Черчилль писал матери и о британской политике: «Чемберлен серьезно сдает позиции. Я инстинктивно чувствую это. И знаю, что прав. У меня нюх на такие вещи. Возможно, это наследственное». В феврале он получил письмо от Роберта Эскрофта, депутата парламента от Олдема – избирательного округа, который направлял двух депутатов в Вестминстер. Эскрофт просил Черчилля выступить вместе с ним на следующих всеобщих выборах вместо другого члена Консервативной партии, который собирался подать в отставку по болезни. Черчилль согласился. Тем самым воплощение мечты о парламенте стало на шаг ближе. Через месяц он осуществил свою последнюю мечту в Индии, сыграв в межполковом турнире по поло, причем перед этим он вывихнул плечо, и руку приходилось привязывать к телу. Команда Черчилля выиграла турнир. Из ее участников Альберт Савори позже погибнет в Англо-бурской войне, Реджинальд Барнс дослужится до звания генерала, Реджинальд Хор – до бригадира, и оба доживут до того времени, когда Черчилль станет премьер-министром.

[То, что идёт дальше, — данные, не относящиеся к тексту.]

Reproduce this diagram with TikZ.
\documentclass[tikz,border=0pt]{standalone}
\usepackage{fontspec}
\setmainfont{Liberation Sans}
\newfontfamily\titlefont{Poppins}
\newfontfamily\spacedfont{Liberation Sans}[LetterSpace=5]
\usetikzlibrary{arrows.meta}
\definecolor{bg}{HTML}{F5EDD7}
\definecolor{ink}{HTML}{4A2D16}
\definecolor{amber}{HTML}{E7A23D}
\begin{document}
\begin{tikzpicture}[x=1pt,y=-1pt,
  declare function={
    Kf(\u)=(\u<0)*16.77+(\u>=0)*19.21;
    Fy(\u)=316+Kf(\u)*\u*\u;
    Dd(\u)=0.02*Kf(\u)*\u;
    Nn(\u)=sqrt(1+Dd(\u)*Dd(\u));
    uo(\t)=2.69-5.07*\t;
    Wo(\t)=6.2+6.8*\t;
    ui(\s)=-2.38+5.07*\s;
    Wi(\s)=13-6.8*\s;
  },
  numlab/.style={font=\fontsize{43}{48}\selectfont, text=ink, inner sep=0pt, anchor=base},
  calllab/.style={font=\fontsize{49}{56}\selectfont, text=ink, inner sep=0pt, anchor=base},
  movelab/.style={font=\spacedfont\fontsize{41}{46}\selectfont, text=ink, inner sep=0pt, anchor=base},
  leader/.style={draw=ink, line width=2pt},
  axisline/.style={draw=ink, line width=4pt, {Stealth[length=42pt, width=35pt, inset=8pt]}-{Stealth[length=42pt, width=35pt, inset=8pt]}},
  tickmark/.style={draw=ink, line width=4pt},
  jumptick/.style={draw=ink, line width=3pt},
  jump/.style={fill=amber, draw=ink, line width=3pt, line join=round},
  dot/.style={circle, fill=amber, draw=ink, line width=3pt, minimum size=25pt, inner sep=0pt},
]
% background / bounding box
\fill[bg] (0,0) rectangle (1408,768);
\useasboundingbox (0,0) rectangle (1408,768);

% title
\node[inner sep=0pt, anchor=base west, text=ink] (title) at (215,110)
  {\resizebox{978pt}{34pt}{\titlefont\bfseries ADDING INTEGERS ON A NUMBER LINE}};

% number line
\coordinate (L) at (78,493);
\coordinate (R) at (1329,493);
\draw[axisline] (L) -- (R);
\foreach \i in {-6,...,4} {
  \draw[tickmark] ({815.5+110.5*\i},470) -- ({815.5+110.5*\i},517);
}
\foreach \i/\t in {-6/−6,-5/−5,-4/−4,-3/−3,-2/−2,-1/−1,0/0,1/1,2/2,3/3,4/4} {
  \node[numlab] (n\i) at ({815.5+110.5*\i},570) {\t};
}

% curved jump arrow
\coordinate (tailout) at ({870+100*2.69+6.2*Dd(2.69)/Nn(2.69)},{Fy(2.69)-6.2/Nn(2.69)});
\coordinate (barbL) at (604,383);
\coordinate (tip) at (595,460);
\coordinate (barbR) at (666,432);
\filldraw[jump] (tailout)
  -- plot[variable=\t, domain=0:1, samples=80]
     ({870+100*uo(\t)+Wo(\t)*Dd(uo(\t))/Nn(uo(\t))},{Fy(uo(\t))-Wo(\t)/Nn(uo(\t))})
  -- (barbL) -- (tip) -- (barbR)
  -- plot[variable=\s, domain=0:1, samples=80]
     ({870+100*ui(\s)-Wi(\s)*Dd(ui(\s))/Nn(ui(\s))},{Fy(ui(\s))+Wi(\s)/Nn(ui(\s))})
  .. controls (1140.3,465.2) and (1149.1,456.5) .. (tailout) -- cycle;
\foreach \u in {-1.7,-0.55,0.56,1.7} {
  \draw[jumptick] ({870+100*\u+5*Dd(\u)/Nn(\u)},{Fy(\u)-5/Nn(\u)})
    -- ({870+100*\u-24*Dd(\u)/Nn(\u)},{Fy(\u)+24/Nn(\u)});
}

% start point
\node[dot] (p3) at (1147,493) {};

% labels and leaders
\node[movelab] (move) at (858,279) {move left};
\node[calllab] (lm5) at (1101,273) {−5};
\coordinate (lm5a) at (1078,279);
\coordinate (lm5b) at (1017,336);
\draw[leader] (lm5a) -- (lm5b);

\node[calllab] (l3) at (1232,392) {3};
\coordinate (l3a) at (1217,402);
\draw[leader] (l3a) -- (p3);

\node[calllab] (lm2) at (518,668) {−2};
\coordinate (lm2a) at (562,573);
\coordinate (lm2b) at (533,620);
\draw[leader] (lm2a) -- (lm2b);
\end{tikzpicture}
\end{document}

В третью неделю марта Черчилль покинул Индию и отправился в Лондон. Нога его больше никогда не ступит на эту землю. Он был уверен, что поступил правильно, отказавшись от армейской службы. «Если бы армия была для меня во всех смыслах выгоднее, – писал он своей бабушке Мальборо на пути домой, – я бы еще подумал, не продолжить ли службу. Но я могу жить дешевле и зарабатывать больше как писатель или журналист. Эта работа намного ближе мне по духу и с большей вероятностью поможет в достижении более важных целей в жизни. Тем не менее расставаться было тяжело. Очень жаль было прощаться с друзьями и в последний раз надевать форму с медалями».

По дороге в Англию Черчилль на две недели остановился в Египте. Он решил побеседовать с теми, кто мог быть полезен ему в работе над книгой. «Возможность описать в книге войну как тяжелую работу, а не просто поверхностно критиковать ее, – писал он матери, – слишком важна, чтобы не воспользоваться ею». В Каире он три раза встречался с британским представителем лордом Кромером. Каждая беседа длилась более полутора часов. Черчилль выяснил многое о Судане и гибели Гордона. Лорд Кромер также представил его хедиву Аббасу Холми, официальному правителю Египта. «Его поведение, – вспоминал впоследствии Черчилль, – напоминало поведение школьника, которого привели знакомиться с другим школьником в присутствии директора».

Письма, посланные посылал матери из Каира, Черчилль диктовал. «Когда я диктую письма, – пояснял он, – они получаются простыми и естественными, и кроме того, мне кажется, это хорошая тренировка беглой устной речи. Я диктую их стенографистке так быстро, как только она успевает записывать, и получается гладко».

В середине апреля Черчилль вернулся в Лондон. Вскоре после этого скончалась его бабушка, герцогиня Мальборо. Но он не допускал и мысли, что траур может помешать его политической деятельности. Черчилль выступил не только в Олдеме, но еще и в Паддингтоне и Кардиффе. 2 мая, во время званого ужина, на котором присутствовали Асквит и Бальфур, последний, как писал Черчилль матери, был с ним «предельно любезен, внимательно слушал и со всем соглашался».